Which is more stressful, playing or coaching? Every former rugby player I've ever asked, haven't had to think. It's coaching.
It's an odd fact of rugby life that Ian Foster, the winning coach in the first Bledisloe Cup test, is under more pressure in the second clash than DaveRennie, the losing coach.
But then, when you become the All Blacks coach, to paraphrase Paul Simon, a nation turns its ruthless eyes to you. As a journalist I've been part of that process too.
By and large those I've criticised have been forgiving. Sir Graham Henry has recently stopped chuckling when I phone him, and saying, as he did for several years, "Ah Phil, let me get this straight, you were a Robbie Deans man, weren't you?"
After I spoke at his club in Dunedin, Eric Watson, a much maligned All Blacks coach in the 1970s, once said, "I used to think you were the biggest prick unhung, but now I'm thinking you might not be a bad bloke after all."
Foster, as straight an up-and-down and likeable a man as you'd find in the game, has made his intentions clear about the second round at Eden Park.
But for the injury to Anton Liernert-Brown, Foster would have fielded the same side that started last week's game.
Just why that group last Saturday played like world beaters at times, and easy beats at others, is a mystery with many clues and few answers.
Is it possible that the aura around the All Blacks has gone?
Once-Wallaby captain Andrew Slack, who led one of the stronger Australian teams, told me that he "hated playing the All Blacks, because you knew if the buggers were 20 points down with 10 minutes to go they'd be saying to each other, 'We can win this.' And the worst thing was, they believed it!"
Rookie Australian wing Andrew Kellaway, reasonably enough, says he doesn't feel intimidated. But keep in mind that was on the basis of one game against the All Blacks. If there's a spanking for Australia in his second test against New Zealand, he may start to see signs of the old mystic-feelings returning to the men in black.
Did being knocked out of the World Cup in 2019 sting? The way the quarter-final loss in 2007 did?
In Gregor Paul's book on Gilbert Enoka, the All Blacks leadership manager during the Steven Hansen era, Enoka says he was concerned about the lack of 2019 players who had seen what losing felt like.
"I thought one of the things that was a major impact (in '19) was that no one in the playing group had been exposed to the pain of the loss in 2007.
"We still had a core of those players in 2015 who had lost in 2007. In Japan, after we had won against Ireland, I think we thought we had won and that it was going to be easy.
"The people who had been there in 2007 and 2011 knew how to find a way to get it done in that moment; and we didn't have anyone that could catch up to that reality in 2019."
If ever there was a time to make sure the hurt of '19 against England is used as a spur, it's now. Eight of the players starting at Eden Park were in the starting team that lost 19-7 in Yokohama.
Managing a team's mindset is a massive task. The razor-thin line between belief and over-confidence is usually the difference between victory and defeat.

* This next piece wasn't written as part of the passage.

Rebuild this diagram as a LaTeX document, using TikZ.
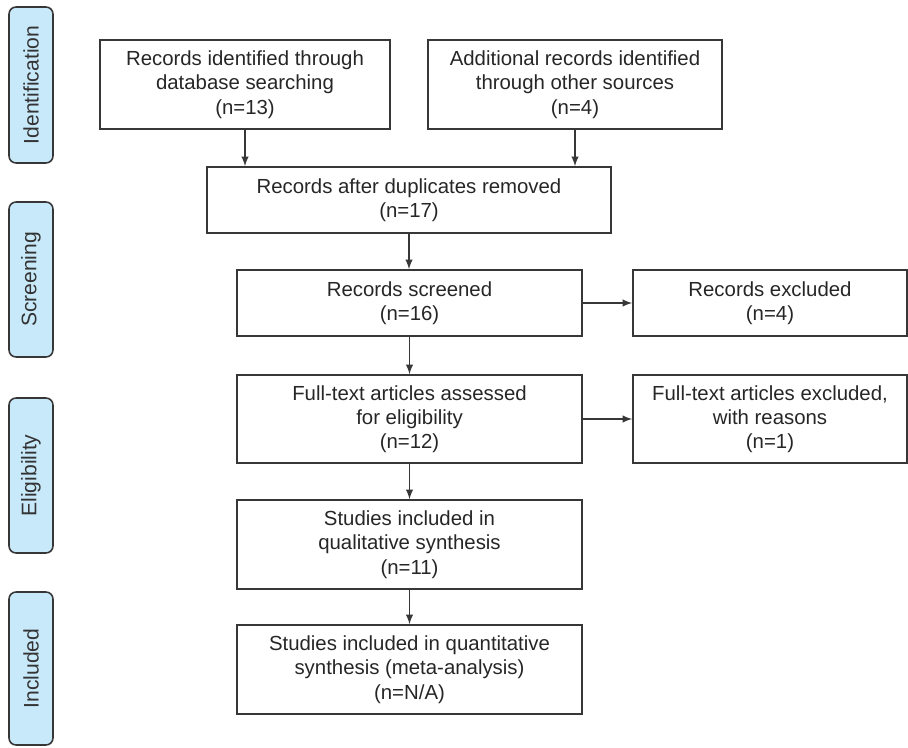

When Brendon Pickerill blows the final whistle on Saturday night we should have a much better handle on where the 2021 All Blacks sit on the self-belief spectrum.
************
When the new Christchurch stadium is finished, there should be some recognition of a Christchurch man called Robert Hough, described to me by one councilor as "not a politician, just a good guy", who in a matter of days organised a petition signed by 24,116 people to ensure the stadium would be big enough to bring top-tier rugby tests to the city.
Having despaired for decades at the intractable attitude of far too many local-body politicians, I'm as delighted as I am astounded that the passion of Hough - a sport-loving quantity surveyor, who told me what drove him was wanting to make sure his four-year-old child would one day enjoy seeing live top-flight sport in Christchurch - could start a wave that in the end overwhelmed the entrenched views of a majority of city council members.
In a private organisation, heads would be rolling down the street at the blinding incompetence of an organisation that would somehow over-estimate the cost of an extra 5000 seats by $38 million. But now is probably not the time to be churlish.
Thanks to Hough and a small, but determined, group of more-enlightened councillors, Christchurch will get a sporting venue fit to stand alongside the art gallery, the central library, and the refurbished Town Hall.